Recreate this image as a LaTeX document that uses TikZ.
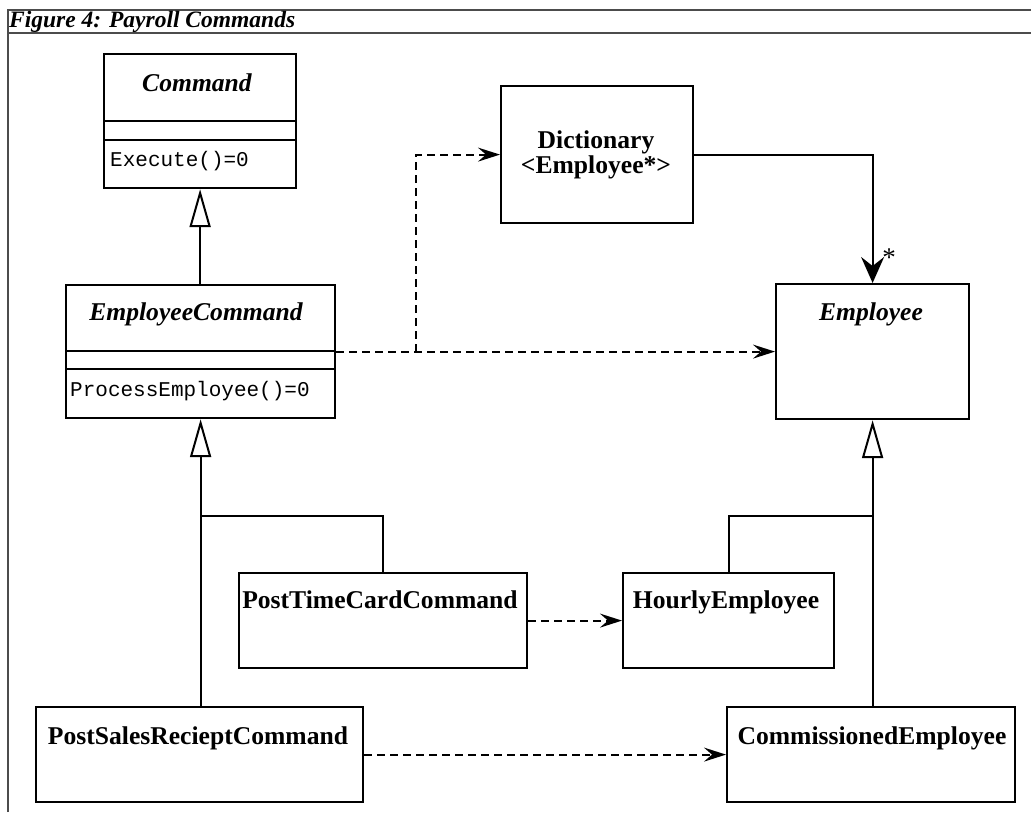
\documentclass[tikz,border=0pt]{standalone}
\usepackage{fontspec}
\setmainfont{Liberation Serif}
\setmonofont{Liberation Mono}
\usetikzlibrary{arrows.meta}
\begin{document}
\begin{tikzpicture}[x=1pt,y=-1pt,
  box/.style={draw, line width=2.2pt, inner sep=0pt, anchor=north west},
  cname/.style={font=\fontsize{25.6}{25.6}\selectfont\bfseries, inner sep=0pt, anchor=base},
  oper/.style={font=\fontsize{21}{21}\selectfont\ttfamily, inner sep=0pt, anchor=base west},
  divider/.style={line width=2.2pt},
  frame/.style={line width=2pt, black!70},
  conn/.style={line width=2pt},
  gen/.style={conn, -{Triangle[open,length=38pt,width=21pt]}},
  dep/.style={conn, dash pattern=on 8pt off 5pt, -{Stealth[length=22pt,width=14pt,inset=8pt]}},
  comp/.style={conn, -{Stealth[length=26pt,width=23pt,inset=9pt]}}
]
\useasboundingbox (0,0) rectangle (1031,812);
% frame
\draw[frame] (8,812) -- (8,10) -- (1031,10);
\draw[frame] (8,33) -- (1031,33);
\node[font=\fontsize{23.5}{24}\selectfont\bfseries\itshape, inner sep=0pt, anchor=base west] (title) at (9,27) {Figure 4: Payroll Commands};

% Command
\node[box, minimum width=192pt, minimum height=134pt] (cmd) at (103,53) {};
\draw[divider] (103,121) -- (295,121);
\draw[divider] (103,140) -- (295,140);
\node[cname] (cmdt) at (197,91) {\itshape Command};
\node[oper] (cmdo) at (110,166) {Execute()=0};

% EmployeeCommand
\node[box, minimum width=269pt, minimum height=133pt] (ec) at (65,284) {};
\draw[divider] (65,351) -- (334,351);
\draw[divider] (65,369) -- (334,369);
\node[cname] (ect) at (196,320) {\itshape EmployeeCommand};
\node[oper] (eco) at (70,396) {ProcessEmployee()=0};

% Dictionary
\node[box, minimum width=192pt, minimum height=137pt] (dict) at (500,85) {};
\node[cname] (dictt1) at (596,148) {Dictionary};
\node[cname] (dictt2) at (596,173) {<Employee*>};

% Employee
\node[box, minimum width=193pt, minimum height=135pt] (emp) at (775,283) {};
\node[cname] (empt) at (871,320) {\itshape Employee};

% PostTimeCardCommand
\node[box, minimum width=288pt, minimum height=95pt] (ptc) at (238,572) {};
\node[cname] (ptct) at (380,608) {PostTimeCardCommand};

% HourlyEmployee
\node[box, minimum width=211pt, minimum height=95pt] (hre) at (622,572) {};
\node[cname] (hret) at (726,608) {HourlyEmployee};

% PostSalesRecieptCommand
\node[box, minimum width=327pt, minimum height=95pt] (pss) at (35,706) {};
\node[cname] (psst) at (198,744) {PostSalesRecieptCommand};

% CommissionedEmployee
\node[box, minimum width=288pt, minimum height=95pt] (cme) at (726,706) {};
\node[cname] (cmet) at (872,744) {CommissionedEmployee};

% junction coordinates
\coordinate (j) at (416,0);
\coordinate (bl) at (0,516);

% generalizations
\draw[gen] (cmd.south |- ec.north) -- (cmd.south);
\draw[gen] (pss.north -| ec.south) -- (ec.south);
\draw[conn] (ptc.north) |- (bl -| ec.south);
\draw[gen] (cme.north -| emp.south) -- (emp.south);
\draw[conn] (hre.north) |- (bl -| emp.south);

% dependencies
\draw[dep] (emp.west -| ec.east) -- (emp.west);
\draw[dep] (emp.west -| j) |- (dict.west);
\draw[dep] (ptc.east) -- (hre.west);
\draw[dep] (pss.east) -- (cme.west);

% association
\draw[comp] (dict.east) -| (emp.north);
\node[font=\fontsize{27}{27}\selectfont, inner sep=0pt, anchor=base] (mult) at (889,266) {*};
\end{tikzpicture}
\end{document}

-- -- --

● Problem details
In this exercise, set down all of the data exactly, without the pictures.

● Correct answer
Recreate this image as a LaTeX document that uses TikZ.
\documentclass[tikz,border=0pt]{standalone}
\usepackage{fontspec}
\setmainfont{Liberation Serif}
\setmonofont{Liberation Mono}
\usetikzlibrary{arrows.meta}
\begin{document}
\begin{tikzpicture}[x=1pt,y=-1pt,
  box/.style={draw, line width=2.2pt, inner sep=0pt, anchor=north west},
  cname/.style={font=\fontsize{25.6}{25.6}\selectfont\bfseries, inner sep=0pt, anchor=base},
  oper/.style={font=\fontsize{21}{21}\selectfont\ttfamily, inner sep=0pt, anchor=base west},
  divider/.style={line width=2.2pt},
  frame/.style={line width=2pt, black!70},
  conn/.style={line width=2pt},
  gen/.style={conn, -{Triangle[open,length=38pt,width=21pt]}},
  dep/.style={conn, dash pattern=on 8pt off 5pt, -{Stealth[length=22pt,width=14pt,inset=8pt]}},
  comp/.style={conn, -{Stealth[length=26pt,width=23pt,inset=9pt]}}
]
\useasboundingbox (0,0) rectangle (1031,812);
% frame
\draw[frame] (8,812) -- (8,10) -- (1031,10);
\draw[frame] (8,33) -- (1031,33);
\node[font=\fontsize{23.5}{24}\selectfont\bfseries\itshape, inner sep=0pt, anchor=base west] (title) at (9,27) {Figure 4: Payroll Commands};

% Command
\node[box, minimum width=192pt, minimum height=134pt] (cmd) at (103,53) {};
\draw[divider] (103,121) -- (295,121);
\draw[divider] (103,140) -- (295,140);
\node[cname] (cmdt) at (197,91) {\itshape Command};
\node[oper] (cmdo) at (110,166) {Execute()=0};

% EmployeeCommand
\node[box, minimum width=269pt, minimum height=133pt] (ec) at (65,284) {};
\draw[divider] (65,351) -- (334,351);
\draw[divider] (65,369) -- (334,369);
\node[cname] (ect) at (196,320) {\itshape EmployeeCommand};
\node[oper] (eco) at (70,396) {ProcessEmployee()=0};

% Dictionary
\node[box, minimum width=192pt, minimum height=137pt] (dict) at (500,85) {};
\node[cname] (dictt1) at (596,148) {Dictionary};
\node[cname] (dictt2) at (596,173) {<Employee*>};

% Employee
\node[box, minimum width=193pt, minimum height=135pt] (emp) at (775,283) {};
\node[cname] (empt) at (871,320) {\itshape Employee};

% PostTimeCardCommand
\node[box, minimum width=288pt, minimum height=95pt] (ptc) at (238,572) {};
\node[cname] (ptct) at (380,608) {PostTimeCardCommand};

% HourlyEmployee
\node[box, minimum width=211pt, minimum height=95pt] (hre) at (622,572) {};
\node[cname] (hret) at (726,608) {HourlyEmployee};

% PostSalesRecieptCommand
\node[box, minimum width=327pt, minimum height=95pt] (pss) at (35,706) {};
\node[cname] (psst) at (198,744) {PostSalesRecieptCommand};

% CommissionedEmployee
\node[box, minimum width=288pt, minimum height=95pt] (cme) at (726,706) {};
\node[cname] (cmet) at (872,744) {CommissionedEmployee};

% junction coordinates
\coordinate (j) at (416,0);
\coordinate (bl) at (0,516);

% generalizations
\draw[gen] (cmd.south |- ec.north) -- (cmd.south);
\draw[gen] (pss.north -| ec.south) -- (ec.south);
\draw[conn] (ptc.north) |- (bl -| ec.south);
\draw[gen] (cme.north -| emp.south) -- (emp.south);
\draw[conn] (hre.north) |- (bl -| emp.south);

% dependencies
\draw[dep] (emp.west -| ec.east) -- (emp.west);
\draw[dep] (emp.west -| j) |- (dict.west);
\draw[dep] (ptc.east) -- (hre.west);
\draw[dep] (pss.east) -- (cme.west);

% association
\draw[comp] (dict.east) -| (emp.north);
\node[font=\fontsize{27}{27}\selectfont, inner sep=0pt, anchor=base] (mult) at (889,266) {*};
\end{tikzpicture}
\end{document}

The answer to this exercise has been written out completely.